Commissioner Caril Ridley says,
“Popular parks tradition tells us, ‘If you build it they
will come’… Building for the future requires financial
backing… donations, grants, project-levies and sometimes
tax-allocations designed to build infrastructure that
eventually bring future profits and create
self-sustainability. The Key Peninsula’s parks district
has been traditionally underfunded… unable to grow
beyond its original Volunteer Park facilities and expand
land resources for a growing district. (We) understand
this region’s potential for growth and recognize our
mandate to build effective foundations for future parks,
recreation and leisure time activity… A healthy
community doesn’t just happen. Creating a progressive
society requires citizens offering as well as
receiving.”
DeMoss believes the more people who
move to the peninsula, the easier it will be to get
funding, because people will want to “support the park
district.” She avoids words like “tax assessment” and
“levy,” although she says if one had to be used, a tax
assessment makes more sense than a levy, which has costs
associated with it. The district can impose a limited
tax without public vote.
She says, “We will not do anything
without public support. We are trying our best to (show
people that we want to) make the 360 acre park benefit
everyone on the peninsula.”
As a guest speaker at the Key
Peninsula Community Planning Board meeting May 17,
Gallacher shared with the committee members and audience
the vision of KPMPD for park lands both under its
jurisdiction, and those it hoped to acquire in the near
future (360-acre park on SR 302/144th Street and
possibly the Purdy Spit). He exhibited newly acquired
conceptual maps of the proposed 360-acre park, and
described the property’s topography. He spoke of plans
to install equipment, continue land-banking for future
parks, and build an extensive trail system.

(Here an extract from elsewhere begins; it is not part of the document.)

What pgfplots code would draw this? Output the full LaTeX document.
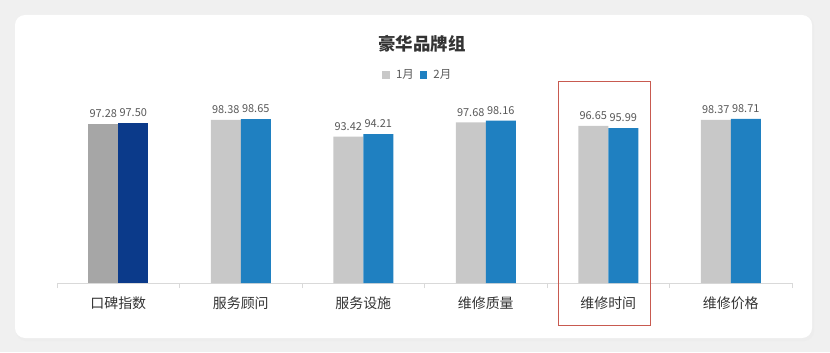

In answer to a question from fire
commissioner and planning board member Jim Bosch
regarding funding, he replied, “We’re small. We’re
trying to collaborate with everybody — grants,
nonprofits…”
Another board member asked, “How
are you hoping to acquire this land?” Gallacher said
they were hoping to get the 360-acre land as a gift from
the state through a land transfer from the Department of
Natural Resources. “So,” asked Bosch, “you basically
don’t have any money to buy land if somebody doesn’t
give it to you?” To which Gallacher answered, “That’s
correct.”
Other audience members suggested
KPMPD focus on current park ownership and install
playground equipment. Gallacher replied that he would be
happy to do that, if he had the budget for it.

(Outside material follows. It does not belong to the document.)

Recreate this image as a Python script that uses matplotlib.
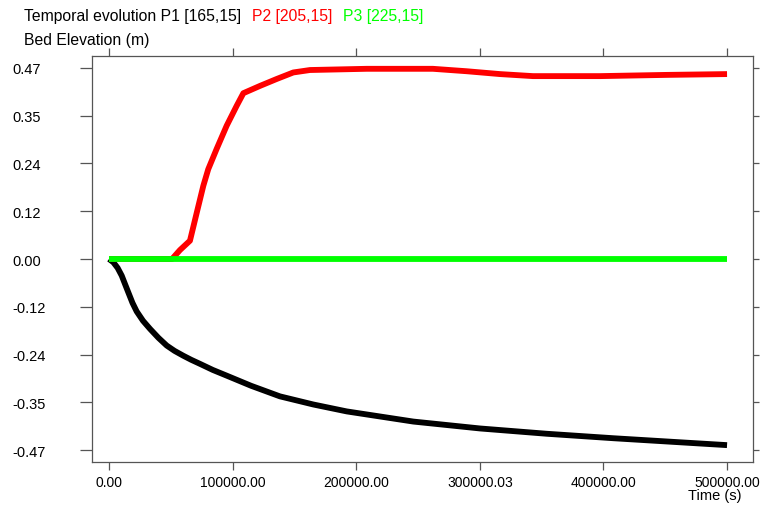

Everything comes back to the budget — to money, the lack
of it, and the need for it to meet the desires of park
users.
In an article in the April 2004
issue of the KP News, Ben Thompson, then chair of the
Key Peninsula Metro Park Formation Committee, and Mike
Salatino, commissioner for the now-dissolved Key
Peninsula Parks and Recreation District, maintained that
creating a metro park district would “not only provide a
stable source of funding but also relieve the
peninsula’s taxpayers of the need to pass special
levies.”
“There aren’t going to be new taxes
as a direct result of the creation of the district,”
Thompson told the KP News at the time.
Two years after those words were
spoken, the relatively new district finds itself long on
projects both needed and desired, and short on funding.
The director and a few of the commissioners say they
believe that to grow the park system everyone seems to
want, hard choices will need to be made, and soon.